Photographer Oliviero Toscani, among the most famous in Italy for his collaborations with fashion magazines, and advertising campaigns for brands such as Valentino, Fiorucci or Benetton, has died at 82. Toscani created some of the most famous and discussed advertisements of the 1990s, choosing complex themes with a strong social impact, for the Venetian clothing company. From the photo depicting a kiss between a nun and a priest, to the campaign against anorexia, to the calendar shot in 2011 for the Genuine Italian Vegetable-Tanned Leather Consortium of Ponte a Egola that tells of his work with the tanning industry.
“If art does not provoke, what good is it?”

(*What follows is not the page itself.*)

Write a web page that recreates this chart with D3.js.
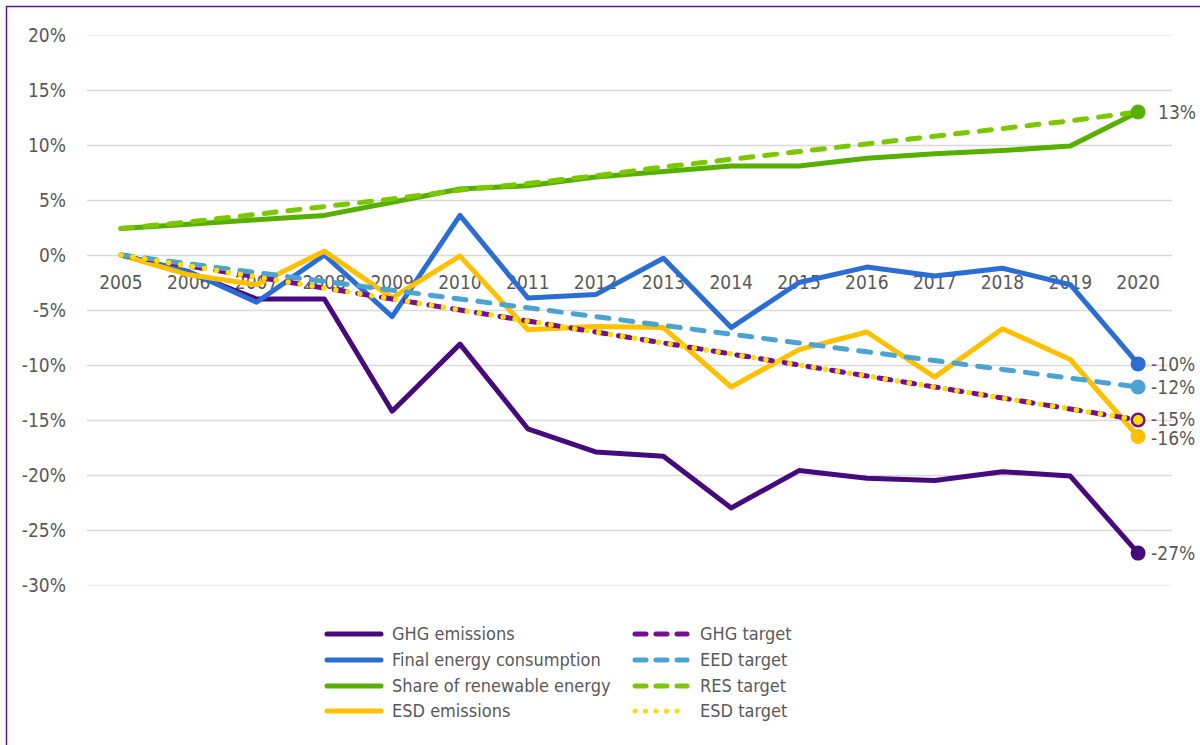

This is how Oliviero Toscani defined himself… a free author because “I always say what I think“. Provocateur, revolutionary, divisive: Toscani was all these things at once, defying clichés and opening up to topics that were previously considered taboo. He arrived to photography thanks to his father Fedele, one of Corriere della Sera’s first photojournalists, but studied it at the University of Art in Zurich. In the 1970s he collaborated with magazines such as Elle, Vogue, Harper’s Bazaar, and began taking photos for advertising campaigns for luxury brands. Then the association with Benetton: since 1982, in fact, Toscani reshaped the brand’s identity by including elements of social denunciation within the advertising campaigns.
The topics chosen
Anti-racism, the death penalty, pro-minority activism-all themes summed up in the famous slogan “United Colors of Benetton“. It was his work at Benetton that launched him internationally. In 1991 he founded Colors magazine and in 1994 the Fabrica center, right along with Benetton. Toscani was for all intents and purposes a revolutionary. Just think of the 1989 shot of a white woman breastfeeding a black baby. Or the one created in 1991, years when many individuals were victims of AIDS, portraying a series of colored condoms to support prevention.
Relationships with the tanning industry
In the late 1990s, Rino Mastrotto called him for a famous advertisement depicting him dressed in leather and accompanied by the words “I make your leather without chromium“. In 2011, however, he made a provocative (and much-maligned) calendar for the Genuine Italian Vegetable-Tanned Leather Consortium of Ponte a Egola. The shots did not show the leather processes, but some models in their natural state portrayed at the height of the pubis. Toscani’s message – which stirred controversy and discussion at various levels – was clear: focus on the authenticity of naturalness.